Kopenhaver was rightly appalled by the events surrounding the Jeffrey Epstein and Ghislaine Maxwell sex trafficking and child rape case that sullied the headlines in 2020 and that outrage spurred her next art piece. With a white bedsheet with the messy black painted words, EPSTEIN IS THE WORST KIND OF VIRUS (her predator banner) she hung it outside his home and frequented places. Kopenhaver's research led her to uncover "the institutional corruption that procures and protects such atrocities and psychopathic personalities." This desire to reveal and dismantle power structures that protect the predators among us runs deeply through every piece of her portfolio. 
Kopenhaver's work pulls together all the threads of a million subtle bits of knowledge that we keep shoved in the back of our minds and weaves them into a tapestry of unavoidable truth.
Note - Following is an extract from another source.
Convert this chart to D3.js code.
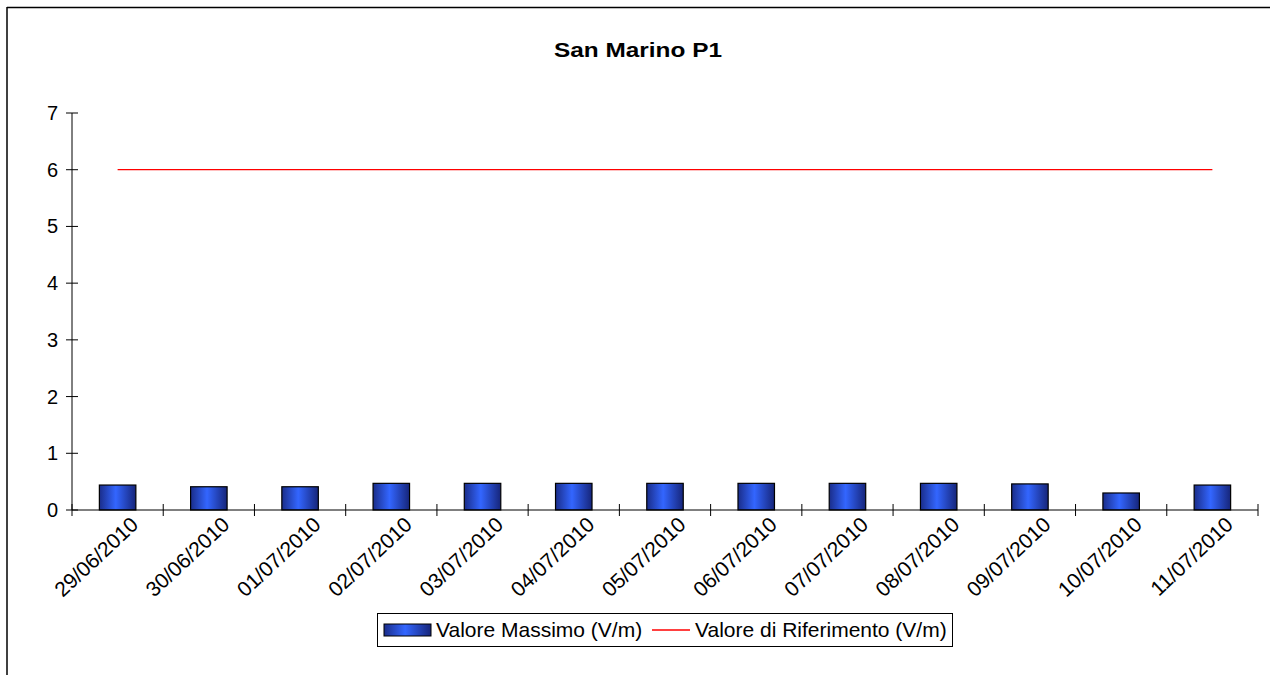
<!DOCTYPE html>
<html><head><meta charset="utf-8">
<script src="https://cdn.jsdelivr.net/npm/d3@7"></script>
<style>body{margin:0;background:#fff}svg{display:block;font-family:Arial,"Liberation Sans",sans-serif}</style>
</head><body>
<script>
const categories = ["29/06/2010","30/06/2010","01/07/2010","02/07/2010","03/07/2010","04/07/2010","05/07/2010","06/07/2010","07/07/2010","08/07/2010","09/07/2010","10/07/2010","11/07/2010"];
const valoreMassimo = [0.44,0.41,0.41,0.47,0.47,0.47,0.47,0.47,0.47,0.47,0.46,0.30,0.44];
const valoreRiferimento = [6,6,6,6,6,6,6,6,6,6,6,6,6];
const yTicks = [0,1,2,3,4,5,6,7];
const title = "San Marino P1";
const legendLabels = ["Valore Massimo (V/m)","Valore di Riferimento (V/m)"];

const W=1270,H=675;
const svg=d3.select("body").append("svg").attr("width",W).attr("height",H);
const defs=svg.append("defs");
const g=defs.append("linearGradient").attr("id","barGrad").attr("x1","0").attr("x2","1").attr("y1","0").attr("y2","0");
g.append("stop").attr("offset","0%").attr("stop-color","#1a2d8a");
g.append("stop").attr("offset","45%").attr("stop-color","#3366ff");
g.append("stop").attr("offset","100%").attr("stop-color","#16257a");

// outer frame (top & left visible)
svg.append("line").attr("x1",7).attr("x2",W).attr("y1",7.5).attr("y2",7.5).attr("stroke","#000").attr("stroke-width",1.5);
svg.append("line").attr("x1",7).attr("x2",7).attr("y1",7).attr("y2",H).attr("stroke","#000").attr("stroke-width",1.5);

const x=d3.scaleBand().domain(categories).range([72,1258]).paddingInner(0).paddingOuter(0);
const y=d3.scaleLinear().domain([0,7]).range([510,113]);

svg.append("text").attr("transform",`translate(638,57) scale(1.25,1)`).attr("text-anchor","middle").attr("font-weight","bold").attr("font-size",19.5).text(title);

// bars
const bw=x.bandwidth()*0.4;
svg.selectAll("rect.bar").data(categories).enter().append("rect")
 .attr("x",d=>x(d)+x.bandwidth()/2-bw/2).attr("width",bw)
 .attr("y",(d,i)=>y(valoreMassimo[i])).attr("height",(d,i)=>y(0)-y(valoreMassimo[i]))
 .attr("fill","url(#barGrad)").attr("stroke","#000").attr("stroke-width",1.2);

// reference line
const line=d3.line().x((d,i)=>x(categories[i])+x.bandwidth()/2).y(d=>y(d));
svg.append("path").datum(valoreRiferimento).attr("d",line).attr("fill","none").attr("stroke","#ff0000").attr("stroke-width",1.3);

// y axis
svg.append("line").attr("x1",72).attr("x2",72).attr("y1",y(7)).attr("y2",y(0)).attr("stroke","#000");
svg.selectAll("line.yt").data(yTicks).enter().append("line").attr("x1",66).attr("x2",78).attr("y1",d=>y(d)).attr("y2",d=>y(d)).attr("stroke","#000");
svg.selectAll("text.yl").data(yTicks).enter().append("text")
 .attr("x",58).attr("y",d=>y(d)).attr("text-anchor","end").attr("dy","0.35em").attr("font-size",20).text(d3.format("d"));

// x axis
svg.append("line").attr("x1",72).attr("x2",1258).attr("y1",y(0)).attr("y2",y(0)).attr("stroke","#000");
const xt=categories.map(c=>x(c)).concat([x.range()[1]]);
svg.selectAll("line.xt").data(xt).enter().append("line").attr("x1",d=>d).attr("x2",d=>d).attr("y1",y(0)-6).attr("y2",y(0)+6).attr("stroke","#000");
svg.selectAll("text.xl").data(categories).enter().append("text")
 .attr("transform",d=>`translate(${x(d)+x.bandwidth()/2+17},${y(0)+11}) rotate(-43)`)
 .attr("text-anchor","end").attr("font-size",21).attr("dy","0.35em").text(d=>d);

// legend
svg.append("rect").attr("x",377.5).attr("y",613.5).attr("width",575).attr("height",33).attr("fill","#fff").attr("stroke","#000");
svg.append("rect").attr("x",384).attr("y",624).attr("width",47).attr("height",12).attr("fill","url(#barGrad)").attr("stroke","#000");
svg.append("text").attr("x",436).attr("y",637).attr("font-size",21).text(legendLabels[0]);
svg.append("line").attr("x1",652).attr("x2",690).attr("y1",630).attr("y2",630).attr("stroke","#ff0000").attr("stroke-width",1.3);
svg.append("text").attr("x",695).attr("y",637).attr("font-size",21).text(legendLabels[1]);
</script>
</body></html>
She uses the language of fashion (bought, sold, value) to sell awareness and instigate change through that awareness. Kopenhaver's entire portfolio holds a desire to reawaken the viewer to the ugly aspects of our world that we are taught to ignore, accept or simply make us uncomfortable. She encourages us to be loud and steadfast in our stance against the powers that be and leads through example. Kopenhaver is able to successfully use the language of our media and news outlets to remind us that we have become accustomed to dismissing atrocities and to challenge those power dynamics that enable them to keep occurring. Whether it is a performance outside a sexual predator's Manhattan home or a repurposed handbag, her voice doesn't quiver.